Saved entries

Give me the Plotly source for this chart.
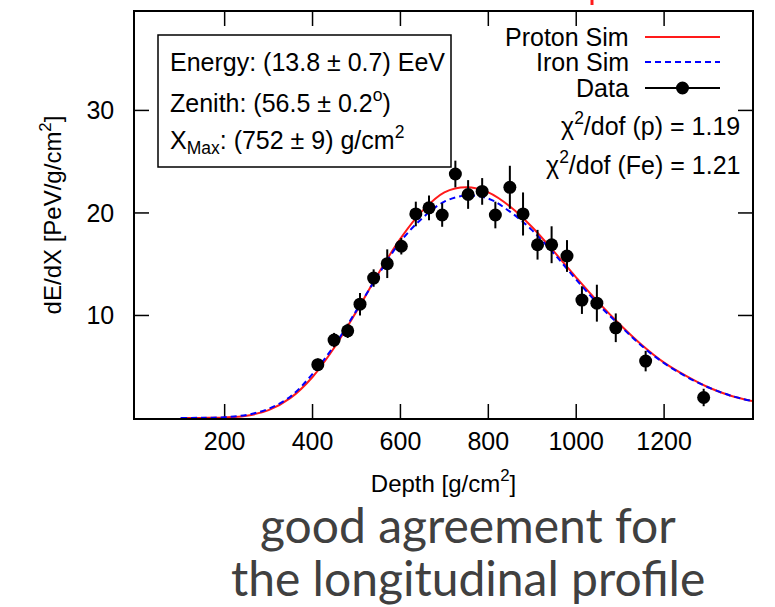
import plotly.graph_objects as go

# ---------------- data ----------------
depth = [412, 449, 480, 508, 539, 570, 602, 635, 665, 695, 725, 754, 786, 816, 849,
         879, 912, 944, 979, 1013, 1047, 1090, 1158, 1290]
dedx = [5.2, 7.6, 8.5, 11.1, 13.65, 15.05, 16.75, 19.9, 20.5, 19.8, 23.8, 21.8, 22.1,
        19.8, 22.5, 19.9, 16.9, 16.9, 15.8, 11.5, 11.2, 8.8, 5.55, 2.0]
dedx_err = [0.6, 0.7, 0.7, 1.1, 0.85, 1.4, 0.8, 1.2, 1.2, 1.15, 1.3, 1.4, 1.3, 1.3, 2.1,
            2.1, 1.45, 1.8, 1.55, 1.35, 1.8, 1.4, 1.0, 0.85]

sim_depth = [100, 150, 200, 250, 300, 350, 400, 450, 500, 550, 600, 650, 700, 750, 800,
             850, 900, 950, 1000, 1050, 1100, 1150, 1200, 1250, 1300, 1350, 1400]
proton_sim = [0.0, 0.01, 0.05, 0.22, 0.77, 1.96, 4.0, 6.9, 10.4, 14.1, 17.5, 20.2, 22.0,
              22.5, 22.0, 20.6, 18.6, 16.2, 13.7, 11.3, 9.1, 7.1, 5.4, 4.1, 3.0, 2.2, 1.65]
iron_sim = [0.0, 0.02, 0.08, 0.3, 0.9, 2.1, 4.3, 7.1, 10.5, 14.0, 17.2, 19.5, 21.1,
            21.7, 21.4, 20.1, 18.3, 16.0, 13.5, 11.1, 9.0, 7.0, 5.35, 4.05, 3.0, 2.2, 1.65]

x_ticks = [200, 400, 600, 800, 1000, 1200]
y_ticks = [10, 20, 30]
x_range = [-4, 1400]
y_range = [0, 39.6]

info_lines = ["Energy: (13.8 ± 0.7) EeV",
              "Zenith: (56.5 ± 0.2<sup>o</sup>)",
              "X<sub>Max</sub>: (752 ± 9) g/cm<sup>2</sup>"]
legend_labels = ["Proton Sim", "Iron Sim", "Data"]
chi2_lines = ["χ<sup>2</sup>/dof (p) = 1.19", "χ<sup>2</sup>/dof (Fe) = 1.21"]
caption = ["good agreement for", "the longitudinal profile"]

# ---------------- layout geometry (pixels) ----------------
WIDTH, HEIGHT = 775, 607
L, R, T, B = 135, 752, 12, 418
PW, PH = R - L, B - T
TICK_PX = 14


def px(x):
    return (x - L) / PW


def py(y):
    return (B - y) / PH


FONT = "Liberation Sans, Arial, Helvetica, sans-serif"
RED = "#ff1a1a"
BLUE = "#0000ff"
FS = 25

# inward-pointing frame ticks (gnuplot style), built from the tick lists and axis ranges
dy = (y_range[1] - y_range[0]) * TICK_PX / PH
dx = (x_range[1] - x_range[0]) * TICK_PX / PW
tick_xs, tick_ys = [], []
for t in x_ticks:
    tick_xs += [t, t, None, t, t, None]
    tick_ys += [y_range[0], y_range[0] + dy, None, y_range[1], y_range[1] - dy, None]
for t in y_ticks:
    tick_xs += [x_range[0], x_range[0] + dx, None, x_range[1], x_range[1] - dx, None]
    tick_ys += [t, t, None, t, t, None]

fig = go.Figure()
fig.add_trace(go.Scatter(x=tick_xs, y=tick_ys, mode="lines", name="ticks",
                         line=dict(color="black", width=1.5), hoverinfo="skip",
                         showlegend=False, connectgaps=False))
fig.add_trace(go.Scatter(x=sim_depth, y=proton_sim, mode="lines", name="Proton Sim",
                         line=dict(color=RED, width=2, shape="spline"), showlegend=False))
fig.add_trace(go.Scatter(x=sim_depth, y=iron_sim, mode="lines", name="Iron Sim",
                         line=dict(color=BLUE, width=2, dash="6px,4px", shape="spline"),
                         showlegend=False))
fig.add_trace(go.Scatter(x=depth, y=dedx, mode="markers", name="Data",
                         marker=dict(color="black", size=13),
                         error_y=dict(type="data", array=dedx_err, color="black",
                                      thickness=2, width=0),
                         showlegend=False))

shapes = []
annotations = []

# info box
shapes.append(dict(type="rect", xref="paper", yref="paper", x0=px(158), x1=px(451),
                   y0=py(35), y1=py(167), line=dict(color="black", width=1.5),
                   fillcolor="rgba(0,0,0,0)"))
for i, t in enumerate(info_lines):
    annotations.append(dict(xref="paper", yref="paper", x=px(168), y=py([62, 101, 140][i]),
                            text=t, showarrow=False, xanchor="left", yanchor="middle",
                            font=dict(family=FONT, size=FS, color="black")))

# legend (gnuplot style: label, then sample on its right)
leg_y = [37, 62, 88]
for i, t in enumerate(legend_labels):
    annotations.append(dict(xref="paper", yref="paper", x=px(631), y=py(leg_y[i]),
                            text=t, showarrow=False, xanchor="right", yanchor="middle",
                            font=dict(family=FONT, size=FS, color="black")))
shapes.append(dict(type="line", xref="paper", yref="paper", x0=px(645), x1=px(720),
                   y0=py(leg_y[0]), y1=py(leg_y[0]), line=dict(color=RED, width=2)))
shapes.append(dict(type="line", xref="paper", yref="paper", x0=px(645), x1=px(720),
                   y0=py(leg_y[1]), y1=py(leg_y[1]),
                   line=dict(color=BLUE, width=2, dash="6px,4px")))
shapes.append(dict(type="line", xref="paper", yref="paper", x0=px(645), x1=px(720),
                   y0=py(leg_y[2]), y1=py(leg_y[2]), line=dict(color="black", width=2)))
shapes.append(dict(type="circle", xref="paper", yref="paper", x0=px(676), x1=px(689),
                   y0=py(leg_y[2] - 6.5), y1=py(leg_y[2] + 6.5),
                   fillcolor="black", line=dict(color="black", width=0)))

for i, t in enumerate(chi2_lines):
    annotations.append(dict(xref="paper", yref="paper", x=px(742), y=py([124, 163][i]),
                            text=t, showarrow=False, xanchor="right", yanchor="middle",
                            font=dict(family=FONT, size=FS, color="black")))

# cut-off red title fragment at the very top
shapes.append(dict(type="line", xref="paper", yref="paper", x0=px(592), x1=px(592),
                   y0=py(0), y1=py(5), line=dict(color=RED, width=3)))

# caption
for i, t in enumerate(caption):
    annotations.append(dict(xref="paper", yref="paper", x=px(468), y=py([524, 577][i]),
                            text=t, showarrow=False, xanchor="center", yanchor="middle",
                            font=dict(family="Lato, Open Sans, sans-serif", size=48,
                                      color="#404040")))

axis_common = dict(showline=True, linecolor="black", linewidth=1.5, mirror=True,
                   ticks="", showgrid=False, zeroline=False, automargin=False,
                   tickmode="array",
                   tickfont=dict(family=FONT, size=FS, color="black"))

fig.update_layout(
    width=WIDTH, height=HEIGHT,
    margin=dict(l=L, r=WIDTH - R, t=T, b=HEIGHT - B),
    paper_bgcolor="white", plot_bgcolor="white",
    xaxis=dict(range=x_range, tickvals=x_ticks,
               title=dict(text="Depth [g/cm<sup>2</sup>]", standoff=21,
                          font=dict(family=FONT, size=24, color="black")),
               **axis_common),
    yaxis=dict(range=y_range, tickvals=y_ticks, ticklabelstandoff=14,
               title=dict(text="dE/dX [PeV/g/cm<sup>2</sup>]", standoff=18,
                          font=dict(family=FONT, size=24, color="black")),
               **axis_common),
    shapes=shapes, annotations=annotations,
)

fig.write_html("out.html")
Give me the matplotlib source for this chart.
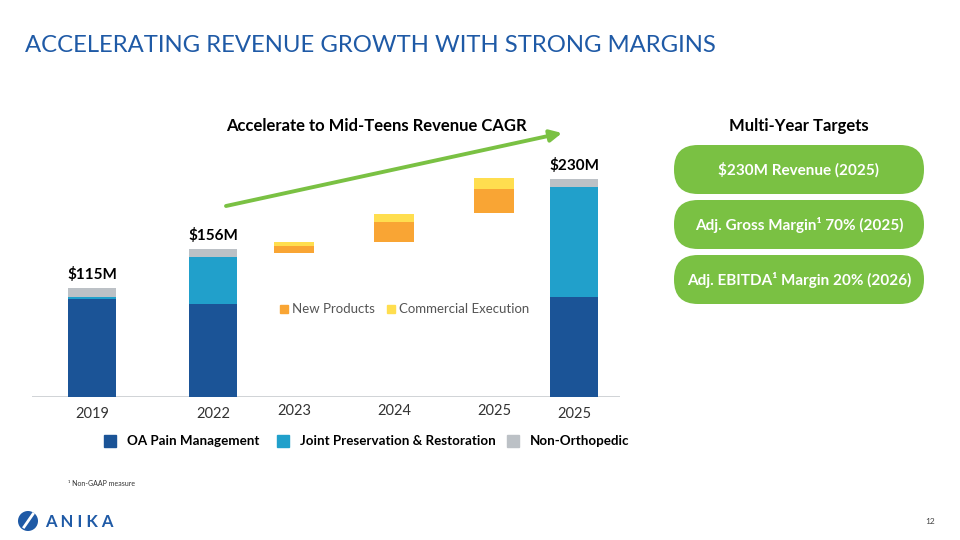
import matplotlib.pyplot as plt
from matplotlib.patches import FancyBboxPatch, Circle, Rectangle
import numpy as np

plt.rcParams['font.family'] = ['Lato', 'DejaVu Sans']

# stacked segments ($M) for the actual / target years
stack_years = ['2019', '2022', '2025']
oa_pain = [103, 98, 106]
joint_pres = [2, 50, 115]
non_ortho = [10, 8, 9]
totals = ['$115M', '$156M', '$230M']

# floating growth drivers ($M)
bridge_years = ['2023', '2024', '2025']
bridge_base = [152, 163.5, 194]
new_products = [7, 21, 25]
commercial_exec = [5, 9, 12]

targets = ['$230M Revenue (2025)',
           'Adj. Gross Margin\u00b9 70% (2025)',
           'Adj. EBITDA\u00b9 Margin 20% (2026)']

c_dark = '#1B5497'
c_light = '#21A0CB'
c_gray = '#BCC1C6'
c_orange = '#F9A534'
c_yellow = '#FFDE4F'
c_green = '#7AC143'

fig = plt.figure(figsize=(9.6, 5.4), dpi=100)

# overlay axes in pixel units for all the slide decoration
ov = fig.add_axes([0, 0, 1, 1])
ov.set_xlim(0, 960)
ov.set_ylim(540, 0)
ov.axis('off')

# chart axes: x = pixels from left, y = $M
ax = fig.add_axes([32 / 960, (540 - 397) / 540, (620 - 32) / 960, 267 / 540])
ax.set_xlim(32, 620)
ax.set_ylim(0, 267 / 0.948)
ax.axis('off')

stack_x = [92, 213, 574]
bridge_x = [294, 394, 494]

ax.bar(stack_x, oa_pain, width=48, color=c_dark)
ax.bar(stack_x, joint_pres, width=48, bottom=oa_pain, color=c_light)
b2 = np.array(oa_pain) + np.array(joint_pres)
ax.bar(stack_x, non_ortho, width=48, bottom=b2, color=c_gray)
for x, t, lab in zip(stack_x, b2 + np.array(non_ortho), totals):
    ax.text(x, t + 6, lab, ha='center', va='bottom', fontsize=11, fontweight='bold')

ax.bar(bridge_x, new_products, width=40, bottom=bridge_base, color=c_orange)
ax.bar(bridge_x, commercial_exec, width=40,
       bottom=np.array(bridge_base) + np.array(new_products), color=c_yellow)

ax.plot([32, 620], [0, 0], color='#C8CCD0', lw=1.2, zorder=0)

for x, y in zip(stack_x, stack_years):
    ov.text(x, 414, y, ha='center', va='center', fontsize=10.5, color='#333333')
for x, y in zip(bridge_x, bridge_years):
    ov.text(x, 411, y, ha='center', va='center', fontsize=10.5, color='#333333')

# inner legend
for x, col, lab in [(284, c_orange, 'New Products'), (391, c_yellow, 'Commercial Execution')]:
    ov.add_patch(Rectangle((x - 4, 305), 8, 8, color=col))
    ov.text(x + 8, 309, lab, ha='left', va='center', fontsize=9.5, color='#555555')

# growth arrow
ov.annotate('', xy=(562, 133), xytext=(226, 206),
            arrowprops=dict(arrowstyle='-|>,head_length=0.7,head_width=0.35', color=c_green, lw=2.8,
                            shrinkA=0, shrinkB=0))
ov.text(376, 126, 'Accelerate to Mid-Teens Revenue CAGR', ha='center', va='center',
        fontsize=12, fontweight='bold')

# bottom legend
for x, col, lab in [(110, c_dark, 'OA Pain Management'),
                    (283, c_light, 'Joint Preservation & Restoration'),
                    (513, c_gray, 'Non-Orthopedic')]:
    ov.add_patch(Rectangle((x - 6, 435), 12, 12, color=col))
    ov.text(x + 17, 441, lab, ha='left', va='center', fontsize=9.6, fontweight='bold')

# title
ov.text(25, 45, 'ACCELERATING REVENUE GROWTH WITH STRONG MARGINS', ha='left', va='center',
        fontsize=17.2, color='#1F5AA6')

# targets
ov.text(799, 126, 'Multi-Year Targets', ha='center', va='center', fontsize=12, fontweight='bold')
for i, t in enumerate(targets):
    top = 145 + i * 55
    box = FancyBboxPatch((674, top), 250, 49, boxstyle='round,pad=0,rounding_size=24',
                         facecolor=c_green, edgecolor='none')
    ov.add_patch(box)
    ov.text(799, top + 25, t, ha='center', va='center', fontsize=11, fontweight='bold', color='white')

# footnote, logo, page
ov.text(68, 484, '\u00b9 Non-GAAP measure', ha='left', va='center', fontsize=5, color='#333333')
ov.add_patch(Circle((28, 521), 10, facecolor='#1F5AA6', edgecolor='none'))
ov.plot([24, 33], [527, 514], color='white', lw=2)
ov.text(45, 522, 'A N I K A', ha='left', va='center', fontsize=12, fontweight='bold', color='#1F5AA6')
ov.text(930, 522, '12', ha='center', va='center', fontsize=6, color='#444444')

fig.savefig('out.png', dpi=100)
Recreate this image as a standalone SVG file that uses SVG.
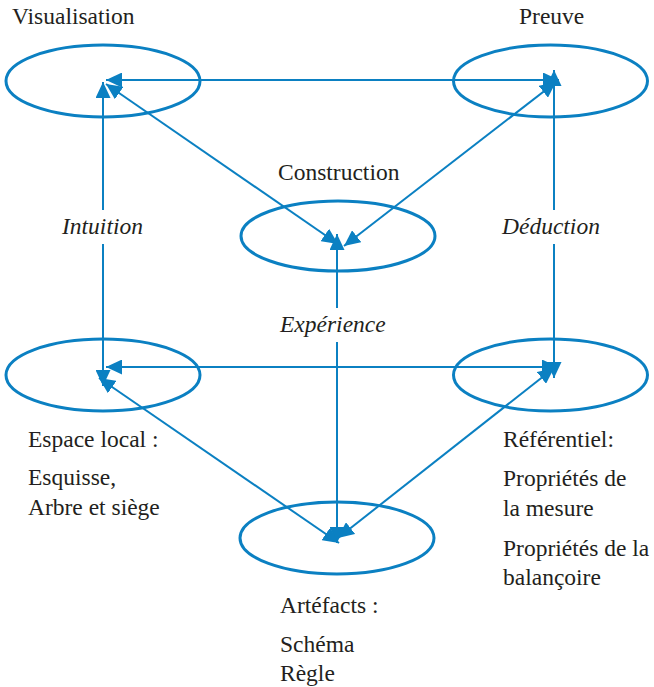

> [YOUR TASK] From the records above, copy only the lines running from the line containing "Give me the matplotlib source for this chart." to the line containing "ov.axis('off')", both ends included. Leave the pictures out.

> [RESPONSE TO THIS TASK]
Give me the matplotlib source for this chart.
import matplotlib.pyplot as plt
from matplotlib.patches import FancyBboxPatch, Circle, Rectangle
import numpy as np

plt.rcParams['font.family'] = ['Lato', 'DejaVu Sans']

# stacked segments ($M) for the actual / target years
stack_years = ['2019', '2022', '2025']
oa_pain = [103, 98, 106]
joint_pres = [2, 50, 115]
non_ortho = [10, 8, 9]
totals = ['$115M', '$156M', '$230M']

# floating growth drivers ($M)
bridge_years = ['2023', '2024', '2025']
bridge_base = [152, 163.5, 194]
new_products = [7, 21, 25]
commercial_exec = [5, 9, 12]

targets = ['$230M Revenue (2025)',
           'Adj. Gross Margin\u00b9 70% (2025)',
           'Adj. EBITDA\u00b9 Margin 20% (2026)']

c_dark = '#1B5497'
c_light = '#21A0CB'
c_gray = '#BCC1C6'
c_orange = '#F9A534'
c_yellow = '#FFDE4F'
c_green = '#7AC143'

fig = plt.figure(figsize=(9.6, 5.4), dpi=100)

# overlay axes in pixel units for all the slide decoration
ov = fig.add_axes([0, 0, 1, 1])
ov.set_xlim(0, 960)
ov.set_ylim(540, 0)
ov.axis('off')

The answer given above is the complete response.